# START OF Data excerpt

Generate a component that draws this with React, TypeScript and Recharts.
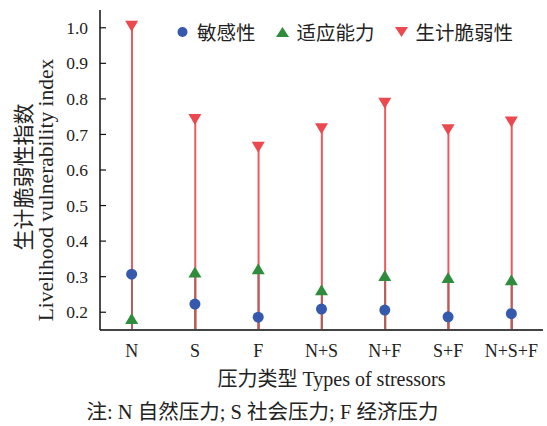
import { ComposedChart, Bar, Scatter, XAxis, YAxis, Legend } from 'recharts'

const categories = ['N', 'S', 'F', 'N+S', 'N+F', 'S+F', 'N+S+F']
const sensitivity = [0.307, 0.223, 0.186, 0.209, 0.206, 0.187, 0.196]
const adaptiveCapacity = [0.182, 0.313, 0.322, 0.263, 0.303, 0.298, 0.291]
const vulnerability = [1.004, 0.742, 0.664, 0.716, 0.788, 0.713, 0.735]
const yTicks = [0.2, 0.3, 0.4, 0.5, 0.6, 0.7, 0.8, 0.9, 1.0]

const FONT = '"Liberation Serif", "Noto Sans CJK SC", serif'
const BLUE = '#3559ad'
const GREEN = '#2f8c3c'
const RED = '#ec4850'
const STEM_RED = '#ea5a60'
const STEM_DARK = '#b0605c'

const data = categories.map((name, i) => ({
  name,
  sens: sensitivity[i],
  adapt: adaptiveCapacity[i],
  vuln: vulnerability[i],
}))

/* marker shapes */
const DotShape = (p: any) => <circle cx={p.cx} cy={p.cy} r={5.5} fill={BLUE} />
const UpShape = (p: any) => (
  <polygon points={`${p.cx - 6.5},${p.cy + 5.5} ${p.cx + 6.5},${p.cy + 5.5} ${p.cx},${p.cy - 5.5}`} fill={GREEN} />
)
const DownShape = (p: any) => (
  <polygon points={`${p.cx - 6.5},${p.cy - 5.5} ${p.cx + 6.5},${p.cy - 5.5} ${p.cx},${p.cy + 5.5}`} fill={RED} />
)

function YTick({ x, y, payload }: any) {
  return (
    <g>
      <line x1={x} x2={x + 6} y1={y} y2={y} stroke="#111" strokeWidth={1.2} />
      <text x={x - 12} y={y} dy="0.35em" textAnchor="end" fontSize={17.5} fontFamily={FONT} fill="#222">
        {Number(payload.value).toFixed(1)}
      </text>
    </g>
  )
}

function XTick({ x, y, payload }: any) {
  return (
    <text x={x} y={y + 27} textAnchor="middle" fontSize={18} fontFamily={FONT} fill="#222">
      {payload.value}
    </text>
  )
}

function YLabel({ viewBox }: any) {
  const cy = viewBox.y + viewBox.height / 2
  return (
    <g fontFamily={FONT} fill="#222">
      <text transform={`translate(31, ${cy + 7}) rotate(-90)`} textAnchor="middle" fontSize={21}>生计脆弱性指数</text>
      <text transform={`translate(53, ${cy + 20}) rotate(-90)`} textAnchor="middle" fontSize={21.5}>Livelihood vulnerability index</text>
    </g>
  )
}

function XLabel({ viewBox }: any) {
  const cx = viewBox.x + viewBox.width / 2
  return (
    <g fontFamily={FONT} fill="#222">
      <text x={cx + 10} y={viewBox.y + 56} textAnchor="middle" fontSize={20}>压力类型 Types of stressors</text>
      <text x={cx - 59} y={viewBox.y + 89} textAnchor="middle" fontSize={20.5}>注: N 自然压力; S 社会压力; F 经济压力</text>
    </g>
  )
}

const legendItems = [
  { label: '敏感性', shape: 'circle', color: BLUE },
  { label: '适应能力', shape: 'up', color: GREEN },
  { label: '生计脆弱性', shape: 'down', color: RED },
]

function LegendContent() {
  return (
    <div style={{ display: 'flex', alignItems: 'center', fontFamily: FONT, fontSize: 19.5, color: '#222' }}>
      {legendItems.map((it) => (
        <div key={it.label} style={{ display: 'flex', alignItems: 'center', marginRight: 20 }}>
          <svg width={13} height={12} style={{ marginRight: 8 }}>
            {it.shape === 'circle' && <circle cx={6.5} cy={6} r={5} fill={it.color} />}
            {it.shape === 'up' && <polygon points="0,11 13,11 6.5,1" fill={it.color} />}
            {it.shape === 'down' && <polygon points="0,1 13,1 6.5,11" fill={it.color} />}
          </svg>
          <span>{it.label}</span>
        </div>
      ))}
    </div>
  )
}

export default function App() {
  return (
    <div style={{ position: 'absolute', left: 0, top: 0, width: 547, height: 426, background: '#fff' }}>
      <ComposedChart width={547} height={426} data={data} margin={{ top: 10, right: 4, bottom: 36, left: 0 }}>
        <XAxis
          dataKey="name"
          xAxisId="main"
          tickSize={0}
          tickMargin={0}
          tick={<XTick />}
          axisLine={{ stroke: '#444', strokeWidth: 2 }}
          height={60}
          label={<XLabel />}
        />
        <XAxis dataKey="name" xAxisId="r" hide height={0} />
        <XAxis dataKey="name" xAxisId="d1" hide height={0} />
        <XAxis dataKey="name" xAxisId="d2" hide height={0} />
        <YAxis
          domain={[0.15, 1.05]}
          ticks={yTicks}
          type="number"
          width={100}
          tickSize={0}
          tickMargin={0}
          tick={<YTick />}
          axisLine={{ stroke: '#111', strokeWidth: 1.5 }}
          allowDataOverflow
          label={<YLabel />}
        />
        <Legend
          layout="horizontal"
          verticalAlign="middle"
          align="center"
          content={<LegendContent />}
          wrapperStyle={{ top: 17, left: 176, width: 380 }}
        />
        <Bar xAxisId="r" dataKey="vuln" barSize={2} fill={STEM_RED} isAnimationActive={false} legendType="none" />
        <Bar xAxisId="d1" dataKey="sens" barSize={2} fill={STEM_DARK} isAnimationActive={false} legendType="none" />
        <Bar xAxisId="d2" dataKey="adapt" barSize={2} fill={STEM_DARK} isAnimationActive={false} legendType="none" />
        <Scatter xAxisId="main" dataKey="sens" name="敏感性" shape={DotShape} isAnimationActive={false} />
        <Scatter xAxisId="main" dataKey="adapt" name="适应能力" shape={UpShape} isAnimationActive={false} />
        <Scatter xAxisId="main" dataKey="vuln" name="生计脆弱性" shape={DownShape} isAnimationActive={false} />
      </ComposedChart>
    </div>
  )
}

# END OF Data excerpt

* [Exercise directions] Copy nothing but the lines from the top of the data down to the line containing "XAxis, YAxis, Legend", and leave the pictures out.

* [Exercise response]
Generate a component that draws this with React, TypeScript and Recharts.
import { ComposedChart, Bar, Scatter, XAxis, YAxis, Legend } from 'recharts'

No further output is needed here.